My boyfriend thinks that people will see the mistake they’ve made once they realize how they’ve been lied to. But I don’t believe it. I think that people may or may not be dumb to the lies Bush tells. But it doesn’t matter. He represents what they want to cling to. What they prioritize as most important to them. They want the country they voted for. People are vain. They want something in their image to represent them. Most Americans want a marriage of church and state, a religious fundamentalist right wing country because they are for the most part, a religious fundamentalist right wing, conservative people who believe in imposing their exclusive morality on others.

I wanted to believe like the others who voted for Kerry that if only enough people had the chance to freely vote, they would choose Kerry. I even refused to go canvassing for Kerry on the principle of “free will” and that people are aware enough and have the responsibility to themselves to discover the better choice. I felt uncomfortable trying to cajole someone into voting a certain way. I wanted to believe, like the Kerry camp did, that the American people were intelligent enough to see the consequences of not voting for Kerry. I, like the Kerry campaign, was gravely wrong. It is against my beliefs to treat people like children when they are not. America is choosing a path that they want. I feel like I, along with other Kerry hopefuls, have deluded myself and been out of touch with the reality of the country I live in.

Now more strongly than ever, I realize I cannot leave NYC or that I can only live in a few cities that are like NY. I feel lost today. But in a way, I am found in that I know who I am not, and that not everyone is as much like me as I so crave to believe. On some basic philosophical level, I want to believe that we are all essentially the same. But today the differences are so glaring they are blinding my better vision. I want to be more optimistic than I can be today.

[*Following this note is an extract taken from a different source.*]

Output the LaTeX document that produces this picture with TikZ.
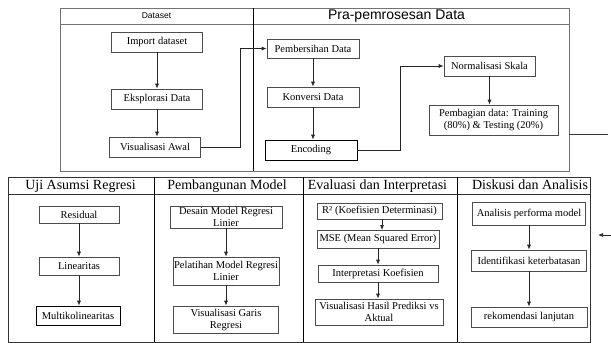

On some level I want to agree with my boyfriend that the pendulum will have to swing the other way. That most of America will have to learn their lesson and live out the ramifications of their decisions. They will get what they want and have to live in it. And perhaps my boyfriend is right, the tide will then turn after reaching a critical mass and most of America has changed fundamentally in their hearts. But today, I don’t feel like I want to suffer through that long process and spend all my energy and days fighting or trying to navigate through the system that is in many ways determined to damn me. Today, I want to live in the America in my head. The United States of My Own Illusion. I want to believe that NYC is my own little America. I want to live in a country that struggles to embrace diversity and tolerance, and to tell the truth. I want to live in a community that is not afraid to admit to the messiness of life and that, more often than not, the right answers are usually not so simple. I want to live in a country for whom compassion is not just a campaign slogan and only for the select few that are chosen by me, and where the social welfare of the greater public is a higher priority than individual power and vanity. I want to live in a different America than the one I woke up in today.